EXERCISE DESCRIPTION: Every line that contains the word "document" should be copied out.

RAW DATA:
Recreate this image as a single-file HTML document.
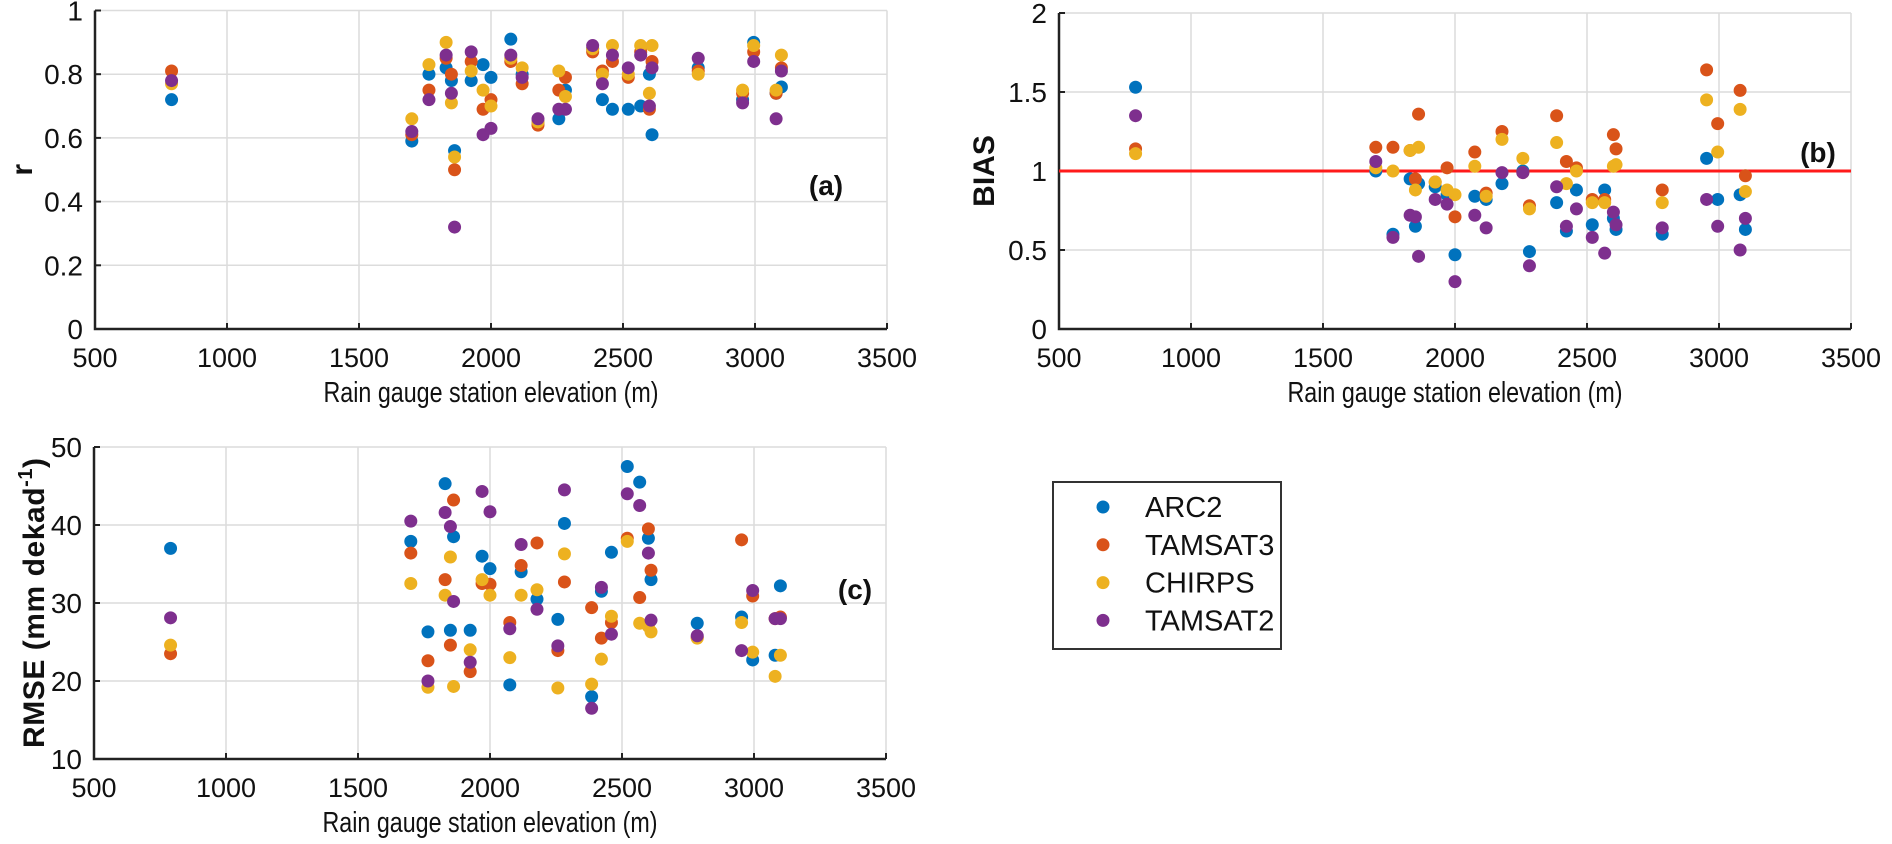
<!DOCTYPE html>
<html><head><meta charset="utf-8">
<style>
html,body{margin:0;padding:0;background:#fff;}
svg{display:block;}
text{font-family:"Liberation Sans",Arial,sans-serif;fill:#111;}
</style></head>
<body>
<svg id="chart" width="1892" height="844" viewBox="0 0 1892 844" xmlns="http://www.w3.org/2000/svg"></svg>
<script>
const elev = [790,1700,1765,1830,1850,1862,1925,1970,2000,2075,2118,2178,2257,2282,2385,2422,2460,2520,2567,2600,2610,2785,2953,2995,3080,3100];
const seriesNames = ["ARC2","TAMSAT3","CHIRPS","TAMSAT2"];
const seriesColors = ["#0072BD","#D95319","#EDB120","#7E2F8E"];
// r values
const rArc2    = [0.72,0.59,0.80,0.82,0.78,0.56,0.78,0.83,0.79,0.91,0.80,0.65,0.66,0.75,0.88,0.72,0.69,0.69,0.70,0.80,0.61,0.82,0.72,0.90,0.74,0.76];
const rTamsat3 = [0.81,0.61,0.75,0.85,0.80,0.50,0.84,0.69,0.72,0.84,0.77,0.64,0.75,0.79,0.87,0.81,0.84,0.79,0.87,0.69,0.84,0.81,0.74,0.87,0.74,0.82];
const rChirps  = [0.77,0.66,0.83,0.90,0.71,0.54,0.81,0.75,0.70,0.85,0.82,0.65,0.81,0.73,0.88,0.80,0.89,0.80,0.89,0.74,0.89,0.80,0.75,0.89,0.75,0.86];
const rTamsat2 = [0.78,0.62,0.72,0.86,0.74,0.32,0.87,0.61,0.63,0.86,0.79,0.66,0.69,0.69,0.89,0.77,0.86,0.82,0.86,0.70,0.82,0.85,0.71,0.84,0.66,0.81];
// BIAS values
const bArc2    = [1.53,1.00,0.60,0.95,0.65,0.92,0.90,0.85,0.47,0.84,0.82,0.92,1.00,0.49,0.80,0.62,0.88,0.66,0.88,0.70,0.63,0.60,1.08,0.82,0.85,0.63];
const bTamsat3 = [1.14,1.15,1.15,1.13,0.95,1.36,0.93,1.02,0.71,1.12,0.86,1.25,0.99,0.78,1.35,1.06,1.02,0.82,0.82,1.23,1.14,0.88,1.64,1.30,1.51,0.97];
const bChirps  = [1.11,1.02,1.00,1.13,0.88,1.15,0.93,0.88,0.85,1.03,0.84,1.20,1.08,0.76,1.18,0.92,1.00,0.80,0.80,1.03,1.04,0.80,1.45,1.12,1.39,0.87];
const bTamsat2 = [1.35,1.06,0.58,0.72,0.71,0.46,0.82,0.79,0.30,0.72,0.64,0.99,0.99,0.40,0.90,0.65,0.76,0.58,0.48,0.74,0.66,0.64,0.82,0.65,0.50,0.70];
// RMSE values
const eArc2    = [37.0,37.9,26.3,45.3,26.5,38.5,26.5,36.0,34.4,19.5,34.0,30.5,27.9,40.2,18.0,31.5,36.5,47.5,45.5,38.3,33.0,27.4,28.2,22.7,23.3,32.2];
const eTamsat3 = [23.5,36.4,22.6,33.0,24.6,43.2,21.2,32.5,32.4,27.5,34.8,37.7,23.9,32.7,29.4,25.5,27.5,38.3,30.7,39.5,34.2,25.6,38.1,30.9,28.0,28.2];
const eChirps  = [24.6,32.5,19.2,31.0,35.9,19.3,24.0,33.0,31.0,23.0,31.0,31.7,19.1,36.3,19.6,22.8,28.3,37.9,27.4,27.0,26.3,25.5,27.5,23.7,20.6,23.3];
const eTamsat2 = [28.1,40.5,20.0,41.6,39.8,30.2,22.4,44.3,41.7,26.7,37.5,29.2,24.5,44.5,16.5,32.0,26.0,44.0,42.5,36.4,27.8,25.8,23.9,31.6,28.0,28.0];
const rTicks = [0,0.2,0.4,0.6,0.8,1];
const bTicks = [0,0.5,1,1.5,2];
const eTicks = [10,20,30,40,50];
const xTicks = [500,1000,1500,2000,2500,3000,3500];

const NS="http://www.w3.org/2000/svg";
const svg=document.getElementById('chart');
function mk(tag,attrs,parent,txt){const e=document.createElementNS(NS,tag);for(const k in attrs)e.setAttribute(k,attrs[k]);if(txt!==undefined)e.textContent=txt;(parent||svg).appendChild(e);return e;}

function panel(id,x0,x1,yTop,yBot,ymin,ymax,yTicks,ylabel,series,letter,lx,ly,ylabX,ylabLen){
  const g=mk('g',{});
  
  
  const sx=v=>x0+(v-500)/3000*(x1-x0);
  const sy=v=>yBot-(v-ymin)/(ymax-ymin)*(yBot-yTop);
  xTicks.forEach(t=>{
    const l=mk('line',{x1:sx(t),x2:sx(t),y1:yTop,y2:yBot,stroke:'#dcdcdc','stroke-width':1.5},g);
    
    
    mk('line',{x1:sx(t),x2:sx(t),y1:yBot,y2:yBot-6,stroke:'#222','stroke-width':2},g);
    const tx=mk('text',{x:sx(t),y:yBot+38,'font-size':27,'text-anchor':'middle'},g,String(t));
    
    
  });
  yTicks.forEach(t=>{
    const l=mk('line',{x1:x0,x2:x1,y1:sy(t),y2:sy(t),stroke:'#dcdcdc','stroke-width':1.5},g);
    
    
    mk('line',{x1:x0,x2:x0+6,y1:sy(t),y2:sy(t),stroke:'#222','stroke-width':2},g);
    const tx=mk('text',{x:x0-12,y:sy(t)+10,'font-size':28,'text-anchor':'end'},g,String(t));
    
    
  });
  const ax=mk('path',{d:`M${x0},${yTop} L${x0},${yBot} L${x1},${yBot}`,fill:'none',stroke:'#222','stroke-width':2.5},g);
  
  
  if(id==='b'){
    const rl=mk('line',{x1:sx(500),x2:sx(3500),y1:sy(1),y2:sy(1),stroke:'#ff1a1a','stroke-width':3},g);
    
    
  }
  series.forEach((vals,si)=>{
    vals.forEach((v,i)=>{
      const c=mk('circle',{cx:sx(elev[i]),cy:sy(v),r:6.5,fill:seriesColors[si]},g);
      
      
    });
  });
  const xt=mk('text',{x:(x0+x1)/2,y:yBot+73,'font-size':29,'text-anchor':'middle',textLength:335,lengthAdjust:'spacingAndGlyphs'},g,'Rain gauge station elevation (m)');
  
  
  const yc=(yTop+yBot)/2;
  const yt=mk('text',{x:ylabX,y:yc,'font-size':30,'font-weight':'bold','text-anchor':'middle',transform:`rotate(-90 ${ylabX} ${yc})`},g);
  if(ylabLen) yt.setAttribute('textLength',ylabLen);
  
  
  if(ylabel==='RMSE'){
    yt.appendChild(document.createTextNode('RMSE (mm dekad'));
    const s=mk('tspan',{dy:-12,'font-size':20},yt,'-1');
    mk('tspan',{dy:12},yt,')');
  } else yt.textContent=ylabel;
  const an=mk('text',{x:lx,y:ly,'font-size':28,'font-weight':'bold','text-anchor':'middle'},g,letter);
  
  
}

panel('a',95,887,10.5,329,0,1,rTicks,'r',[rArc2,rTamsat3,rChirps,rTamsat2],'(a)',826,195,32,null);
panel('b',1059,1851,13,329,0,2,bTicks,'BIAS',[bArc2,bTamsat3,bChirps,bTamsat2],'(b)',1818,162,994,null);
panel('c',94,886,447,759,10,50,eTicks,'RMSE',[eArc2,eTamsat3,eChirps,eTamsat2],'(c)',855,599,44,290);

// legend
const lg=mk('g',{});


const box=mk('rect',{x:1053,y:482,width:228,height:167,fill:'#fff',stroke:'#333','stroke-width':2},lg);


seriesNames.forEach((n,i)=>{
  const y=507+i*37.8;
  const m=mk('circle',{cx:1103,cy:y,r:6.5,fill:seriesColors[i]},lg);
  
  
  const t=mk('text',{x:1145,y:y+10,'font-size':29},lg,n);
  
  
});
</script>
</body></html>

TASK RESPONSE:
Recreate this image as a single-file HTML document.
const svg=document.getElementById('chart');
function mk(tag,attrs,parent,txt){const e=document.createElementNS(NS,tag);for(const k in attrs)e.setAttribute(k,attrs[k]);if(txt!==undefined)e.textContent=txt;(parent||svg).appendChild(e);return e;}
    yt.appendChild(document.createTextNode('RMSE (mm dekad'));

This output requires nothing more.